== Data block ==
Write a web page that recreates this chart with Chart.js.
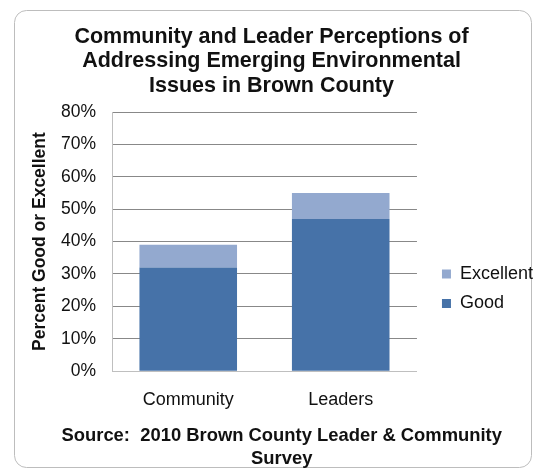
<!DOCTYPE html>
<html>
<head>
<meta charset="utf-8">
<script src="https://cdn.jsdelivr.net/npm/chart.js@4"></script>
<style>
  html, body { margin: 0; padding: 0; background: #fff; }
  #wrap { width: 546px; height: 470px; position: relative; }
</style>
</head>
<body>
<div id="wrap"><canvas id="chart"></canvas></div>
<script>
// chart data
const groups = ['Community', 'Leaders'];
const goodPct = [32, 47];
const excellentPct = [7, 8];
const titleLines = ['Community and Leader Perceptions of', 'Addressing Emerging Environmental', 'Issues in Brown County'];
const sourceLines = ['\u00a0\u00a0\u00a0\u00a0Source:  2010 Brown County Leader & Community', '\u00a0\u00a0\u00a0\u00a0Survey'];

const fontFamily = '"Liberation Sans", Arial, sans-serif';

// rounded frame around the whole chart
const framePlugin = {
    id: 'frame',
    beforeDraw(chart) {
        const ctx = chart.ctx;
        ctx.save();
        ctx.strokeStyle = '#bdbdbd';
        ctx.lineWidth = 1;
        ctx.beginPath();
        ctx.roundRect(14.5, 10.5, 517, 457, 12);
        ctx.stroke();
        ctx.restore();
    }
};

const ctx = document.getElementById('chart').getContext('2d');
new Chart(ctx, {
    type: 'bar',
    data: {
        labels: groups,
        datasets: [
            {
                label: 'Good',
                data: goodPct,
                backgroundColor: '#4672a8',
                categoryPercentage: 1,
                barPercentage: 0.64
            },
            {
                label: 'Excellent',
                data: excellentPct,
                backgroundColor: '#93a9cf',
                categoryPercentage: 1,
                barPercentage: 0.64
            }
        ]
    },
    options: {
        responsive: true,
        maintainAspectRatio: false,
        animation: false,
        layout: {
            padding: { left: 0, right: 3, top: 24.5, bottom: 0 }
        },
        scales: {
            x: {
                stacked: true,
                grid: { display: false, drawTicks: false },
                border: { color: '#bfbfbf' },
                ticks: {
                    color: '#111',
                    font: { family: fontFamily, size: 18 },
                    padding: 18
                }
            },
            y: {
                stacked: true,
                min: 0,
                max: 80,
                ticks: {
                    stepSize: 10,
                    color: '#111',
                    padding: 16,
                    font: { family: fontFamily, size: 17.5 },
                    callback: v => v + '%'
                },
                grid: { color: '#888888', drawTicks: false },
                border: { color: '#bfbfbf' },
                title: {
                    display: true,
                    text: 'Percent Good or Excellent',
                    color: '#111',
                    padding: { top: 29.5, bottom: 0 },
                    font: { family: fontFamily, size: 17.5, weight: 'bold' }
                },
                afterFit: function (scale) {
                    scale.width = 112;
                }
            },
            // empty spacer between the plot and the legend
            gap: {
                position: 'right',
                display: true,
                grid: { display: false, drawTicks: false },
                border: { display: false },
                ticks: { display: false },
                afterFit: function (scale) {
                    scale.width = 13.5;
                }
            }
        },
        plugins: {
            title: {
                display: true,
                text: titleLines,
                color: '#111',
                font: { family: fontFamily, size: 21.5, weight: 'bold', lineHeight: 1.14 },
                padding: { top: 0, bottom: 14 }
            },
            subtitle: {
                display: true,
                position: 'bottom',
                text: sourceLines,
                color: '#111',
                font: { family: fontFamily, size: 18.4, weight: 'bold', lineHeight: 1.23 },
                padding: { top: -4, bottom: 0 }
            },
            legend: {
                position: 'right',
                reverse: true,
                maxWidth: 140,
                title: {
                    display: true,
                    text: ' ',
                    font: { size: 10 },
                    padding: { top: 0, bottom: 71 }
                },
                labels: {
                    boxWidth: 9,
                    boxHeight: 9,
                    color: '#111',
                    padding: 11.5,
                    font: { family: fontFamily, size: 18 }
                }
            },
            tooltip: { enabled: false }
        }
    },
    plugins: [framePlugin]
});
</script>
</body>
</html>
===
- **Exercise aim**: All of the material above should be reproduced exactly, except the pictures.

- **Correct output**:
Write a web page that recreates this chart with Chart.js.
<!DOCTYPE html>
<html>
<head>
<meta charset="utf-8">
<script src="https://cdn.jsdelivr.net/npm/chart.js@4"></script>
<style>
  html, body { margin: 0; padding: 0; background: #fff; }
  #wrap { width: 546px; height: 470px; position: relative; }
</style>
</head>
<body>
<div id="wrap"><canvas id="chart"></canvas></div>
<script>
// chart data
const groups = ['Community', 'Leaders'];
const goodPct = [32, 47];
const excellentPct = [7, 8];
const titleLines = ['Community and Leader Perceptions of', 'Addressing Emerging Environmental', 'Issues in Brown County'];
const sourceLines = ['\u00a0\u00a0\u00a0\u00a0Source:  2010 Brown County Leader & Community', '\u00a0\u00a0\u00a0\u00a0Survey'];

const fontFamily = '"Liberation Sans", Arial, sans-serif';

// rounded frame around the whole chart
const framePlugin = {
    id: 'frame',
    beforeDraw(chart) {
        const ctx = chart.ctx;
        ctx.save();
        ctx.strokeStyle = '#bdbdbd';
        ctx.lineWidth = 1;
        ctx.beginPath();
        ctx.roundRect(14.5, 10.5, 517, 457, 12);
        ctx.stroke();
        ctx.restore();
    }
};

const ctx = document.getElementById('chart').getContext('2d');
new Chart(ctx, {
    type: 'bar',
    data: {
        labels: groups,
        datasets: [
            {
                label: 'Good',
                data: goodPct,
                backgroundColor: '#4672a8',
                categoryPercentage: 1,
                barPercentage: 0.64
            },
            {
                label: 'Excellent',
                data: excellentPct,
                backgroundColor: '#93a9cf',
                categoryPercentage: 1,
                barPercentage: 0.64
            }
        ]
    },
    options: {
        responsive: true,
        maintainAspectRatio: false,
        animation: false,
        layout: {
            padding: { left: 0, right: 3, top: 24.5, bottom: 0 }
        },
        scales: {
            x: {
                stacked: true,
                grid: { display: false, drawTicks: false },
                border: { color: '#bfbfbf' },
                ticks: {
                    color: '#111',
                    font: { family: fontFamily, size: 18 },
                    padding: 18
                }
            },
            y: {
                stacked: true,
                min: 0,
                max: 80,
                ticks: {
                    stepSize: 10,
                    color: '#111',
                    padding: 16,
                    font: { family: fontFamily, size: 17.5 },
                    callback: v => v + '%'
                },
                grid: { color: '#888888', drawTicks: false },
                border: { color: '#bfbfbf' },
                title: {
                    display: true,
                    text: 'Percent Good or Excellent',
                    color: '#111',
                    padding: { top: 29.5, bottom: 0 },
                    font: { family: fontFamily, size: 17.5, weight: 'bold' }
                },
                afterFit: function (scale) {
                    scale.width = 112;
                }
            },
            // empty spacer between the plot and the legend
            gap: {
                position: 'right',
                display: true,
                grid: { display: false, drawTicks: false },
                border: { display: false },
                ticks: { display: false },
                afterFit: function (scale) {
                    scale.width = 13.5;
                }
            }
        },
        plugins: {
            title: {
                display: true,
                text: titleLines,
                color: '#111',
                font: { family: fontFamily, size: 21.5, weight: 'bold', lineHeight: 1.14 },
                padding: { top: 0, bottom: 14 }
            },
            subtitle: {
                display: true,
                position: 'bottom',
                text: sourceLines,
                color: '#111',
                font: { family: fontFamily, size: 18.4, weight: 'bold', lineHeight: 1.23 },
                padding: { top: -4, bottom: 0 }
            },
            legend: {
                position: 'right',
                reverse: true,
                maxWidth: 140,
                title: {
                    display: true,
                    text: ' ',
                    font: { size: 10 },
                    padding: { top: 0, bottom: 71 }
                },
                labels: {
                    boxWidth: 9,
                    boxHeight: 9,
                    color: '#111',
                    padding: 11.5,
                    font: { family: fontFamily, size: 18 }
                }
            },
            tooltip: { enabled: false }
        }
    },
    plugins: [framePlugin]
});
</script>
</body>
</html>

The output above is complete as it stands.